BRIEF | Print the listing as it stands, omitting all images.
— Begin SOURCE DATA —
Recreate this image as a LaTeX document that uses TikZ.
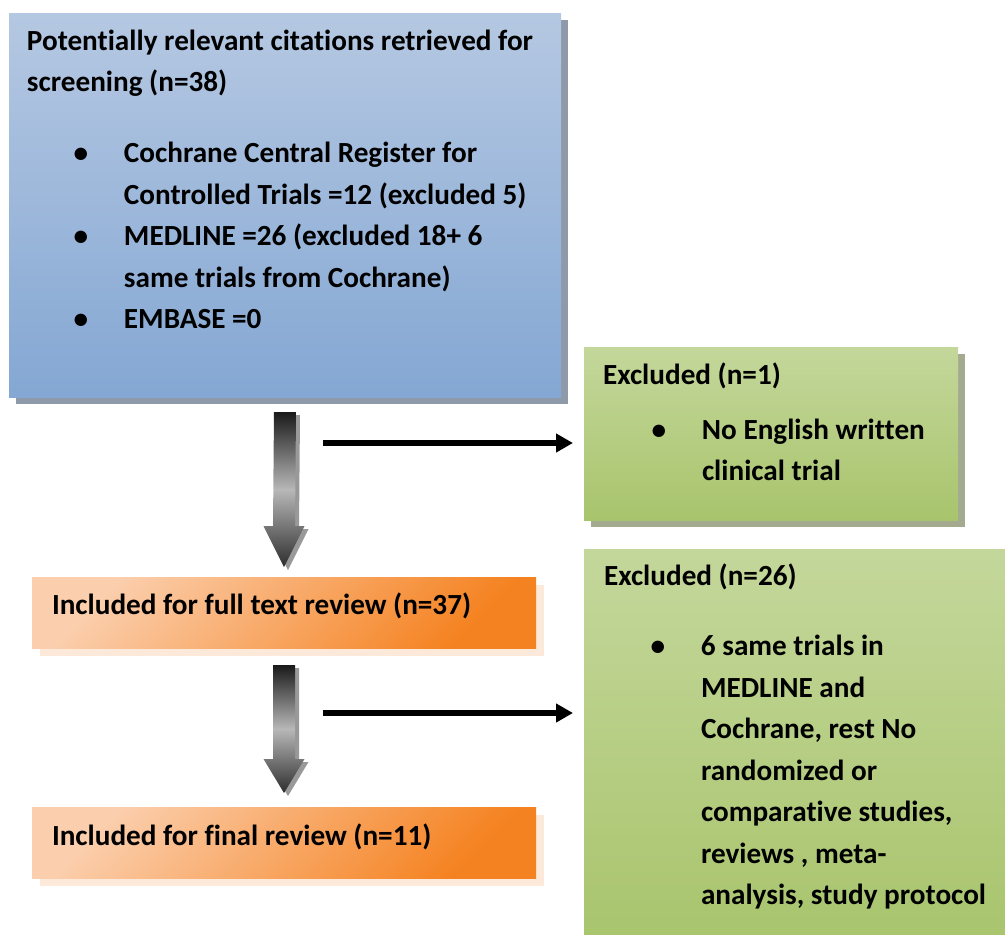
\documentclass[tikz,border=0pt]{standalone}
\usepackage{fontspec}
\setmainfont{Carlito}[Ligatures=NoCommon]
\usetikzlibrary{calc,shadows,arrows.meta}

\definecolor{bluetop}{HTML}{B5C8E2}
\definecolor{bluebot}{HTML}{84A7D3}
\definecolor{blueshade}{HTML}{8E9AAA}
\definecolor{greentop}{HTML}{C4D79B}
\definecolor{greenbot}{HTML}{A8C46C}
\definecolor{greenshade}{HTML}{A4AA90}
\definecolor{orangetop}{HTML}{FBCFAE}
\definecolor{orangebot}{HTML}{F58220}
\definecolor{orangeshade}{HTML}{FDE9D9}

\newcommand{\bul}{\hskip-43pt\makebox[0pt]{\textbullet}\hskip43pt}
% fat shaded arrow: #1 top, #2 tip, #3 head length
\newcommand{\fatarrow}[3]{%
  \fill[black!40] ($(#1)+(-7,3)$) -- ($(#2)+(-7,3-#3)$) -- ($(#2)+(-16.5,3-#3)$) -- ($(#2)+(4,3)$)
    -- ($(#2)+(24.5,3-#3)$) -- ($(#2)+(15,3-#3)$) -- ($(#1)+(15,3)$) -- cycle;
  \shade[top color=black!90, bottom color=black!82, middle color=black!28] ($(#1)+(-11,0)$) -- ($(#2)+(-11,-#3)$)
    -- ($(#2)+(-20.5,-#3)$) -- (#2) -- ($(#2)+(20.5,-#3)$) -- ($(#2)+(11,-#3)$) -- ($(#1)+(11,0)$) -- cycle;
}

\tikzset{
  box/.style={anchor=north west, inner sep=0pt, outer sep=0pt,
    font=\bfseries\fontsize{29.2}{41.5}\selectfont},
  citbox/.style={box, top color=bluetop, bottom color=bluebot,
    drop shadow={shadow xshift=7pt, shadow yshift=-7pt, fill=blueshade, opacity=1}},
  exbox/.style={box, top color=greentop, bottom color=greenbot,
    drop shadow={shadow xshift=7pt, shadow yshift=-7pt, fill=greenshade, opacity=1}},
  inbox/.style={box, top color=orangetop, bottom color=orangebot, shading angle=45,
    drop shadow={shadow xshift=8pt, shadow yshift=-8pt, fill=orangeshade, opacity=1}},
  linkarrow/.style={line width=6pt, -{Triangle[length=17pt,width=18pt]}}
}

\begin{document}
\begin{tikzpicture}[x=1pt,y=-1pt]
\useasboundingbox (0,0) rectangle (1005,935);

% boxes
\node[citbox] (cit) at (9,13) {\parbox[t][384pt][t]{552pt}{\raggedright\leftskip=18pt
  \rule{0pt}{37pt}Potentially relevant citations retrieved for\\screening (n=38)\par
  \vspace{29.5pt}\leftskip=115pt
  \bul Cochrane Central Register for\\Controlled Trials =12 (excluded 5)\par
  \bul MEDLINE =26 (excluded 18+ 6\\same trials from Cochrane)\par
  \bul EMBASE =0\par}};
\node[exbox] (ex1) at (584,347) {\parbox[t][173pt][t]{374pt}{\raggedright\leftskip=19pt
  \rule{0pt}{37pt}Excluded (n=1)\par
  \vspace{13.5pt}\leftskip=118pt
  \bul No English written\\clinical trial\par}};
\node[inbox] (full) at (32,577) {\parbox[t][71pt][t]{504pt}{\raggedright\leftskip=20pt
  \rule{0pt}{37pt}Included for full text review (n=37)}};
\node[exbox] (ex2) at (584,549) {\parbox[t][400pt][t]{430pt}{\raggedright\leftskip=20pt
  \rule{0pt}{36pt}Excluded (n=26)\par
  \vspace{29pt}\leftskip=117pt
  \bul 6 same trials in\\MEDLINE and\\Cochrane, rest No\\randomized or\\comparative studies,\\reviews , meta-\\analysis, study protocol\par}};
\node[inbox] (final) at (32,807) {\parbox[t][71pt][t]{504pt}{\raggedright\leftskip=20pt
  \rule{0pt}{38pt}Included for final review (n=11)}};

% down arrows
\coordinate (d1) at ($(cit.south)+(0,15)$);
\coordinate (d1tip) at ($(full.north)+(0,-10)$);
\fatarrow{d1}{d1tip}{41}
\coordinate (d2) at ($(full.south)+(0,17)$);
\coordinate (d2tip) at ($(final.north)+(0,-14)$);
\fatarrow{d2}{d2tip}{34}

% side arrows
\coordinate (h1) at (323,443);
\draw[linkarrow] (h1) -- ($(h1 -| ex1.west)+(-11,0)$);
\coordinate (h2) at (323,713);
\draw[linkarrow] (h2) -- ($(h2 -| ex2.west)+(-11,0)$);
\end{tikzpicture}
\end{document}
— End SOURCE DATA —
EXERCISE RESULT |
Recreate this image as a LaTeX document that uses TikZ.
\documentclass[tikz,border=0pt]{standalone}
\usepackage{fontspec}
\setmainfont{Carlito}[Ligatures=NoCommon]
\usetikzlibrary{calc,shadows,arrows.meta}

\definecolor{bluetop}{HTML}{B5C8E2}
\definecolor{bluebot}{HTML}{84A7D3}
\definecolor{blueshade}{HTML}{8E9AAA}
\definecolor{greentop}{HTML}{C4D79B}
\definecolor{greenbot}{HTML}{A8C46C}
\definecolor{greenshade}{HTML}{A4AA90}
\definecolor{orangetop}{HTML}{FBCFAE}
\definecolor{orangebot}{HTML}{F58220}
\definecolor{orangeshade}{HTML}{FDE9D9}

\newcommand{\bul}{\hskip-43pt\makebox[0pt]{\textbullet}\hskip43pt}
% fat shaded arrow: #1 top, #2 tip, #3 head length
\newcommand{\fatarrow}[3]{%
  \fill[black!40] ($(#1)+(-7,3)$) -- ($(#2)+(-7,3-#3)$) -- ($(#2)+(-16.5,3-#3)$) -- ($(#2)+(4,3)$)
    -- ($(#2)+(24.5,3-#3)$) -- ($(#2)+(15,3-#3)$) -- ($(#1)+(15,3)$) -- cycle;
  \shade[top color=black!90, bottom color=black!82, middle color=black!28] ($(#1)+(-11,0)$) -- ($(#2)+(-11,-#3)$)
    -- ($(#2)+(-20.5,-#3)$) -- (#2) -- ($(#2)+(20.5,-#3)$) -- ($(#2)+(11,-#3)$) -- ($(#1)+(11,0)$) -- cycle;
}

\tikzset{
  box/.style={anchor=north west, inner sep=0pt, outer sep=0pt,
    font=\bfseries\fontsize{29.2}{41.5}\selectfont},
  citbox/.style={box, top color=bluetop, bottom color=bluebot,
    drop shadow={shadow xshift=7pt, shadow yshift=-7pt, fill=blueshade, opacity=1}},
  exbox/.style={box, top color=greentop, bottom color=greenbot,
    drop shadow={shadow xshift=7pt, shadow yshift=-7pt, fill=greenshade, opacity=1}},
  inbox/.style={box, top color=orangetop, bottom color=orangebot, shading angle=45,
    drop shadow={shadow xshift=8pt, shadow yshift=-8pt, fill=orangeshade, opacity=1}},
  linkarrow/.style={line width=6pt, -{Triangle[length=17pt,width=18pt]}}
}

\begin{document}
\begin{tikzpicture}[x=1pt,y=-1pt]
\useasboundingbox (0,0) rectangle (1005,935);

% boxes
\node[citbox] (cit) at (9,13) {\parbox[t][384pt][t]{552pt}{\raggedright\leftskip=18pt
  \rule{0pt}{37pt}Potentially relevant citations retrieved for\\screening (n=38)\par
  \vspace{29.5pt}\leftskip=115pt
  \bul Cochrane Central Register for\\Controlled Trials =12 (excluded 5)\par
  \bul MEDLINE =26 (excluded 18+ 6\\same trials from Cochrane)\par
  \bul EMBASE =0\par}};
\node[exbox] (ex1) at (584,347) {\parbox[t][173pt][t]{374pt}{\raggedright\leftskip=19pt
  \rule{0pt}{37pt}Excluded (n=1)\par
  \vspace{13.5pt}\leftskip=118pt
  \bul No English written\\clinical trial\par}};
\node[inbox] (full) at (32,577) {\parbox[t][71pt][t]{504pt}{\raggedright\leftskip=20pt
  \rule{0pt}{37pt}Included for full text review (n=37)}};
\node[exbox] (ex2) at (584,549) {\parbox[t][400pt][t]{430pt}{\raggedright\leftskip=20pt
  \rule{0pt}{36pt}Excluded (n=26)\par
  \vspace{29pt}\leftskip=117pt
  \bul 6 same trials in\\MEDLINE and\\Cochrane, rest No\\randomized or\\comparative studies,\\reviews , meta-\\analysis, study protocol\par}};
\node[inbox] (final) at (32,807) {\parbox[t][71pt][t]{504pt}{\raggedright\leftskip=20pt
  \rule{0pt}{38pt}Included for final review (n=11)}};

% down arrows
\coordinate (d1) at ($(cit.south)+(0,15)$);
\coordinate (d1tip) at ($(full.north)+(0,-10)$);
\fatarrow{d1}{d1tip}{41}
\coordinate (d2) at ($(full.south)+(0,17)$);
\coordinate (d2tip) at ($(final.north)+(0,-14)$);
\fatarrow{d2}{d2tip}{34}

% side arrows
\coordinate (h1) at (323,443);
\draw[linkarrow] (h1) -- ($(h1 -| ex1.west)+(-11,0)$);
\coordinate (h2) at (323,713);
\draw[linkarrow] (h2) -- ($(h2 -| ex2.west)+(-11,0)$);
\end{tikzpicture}
\end{document}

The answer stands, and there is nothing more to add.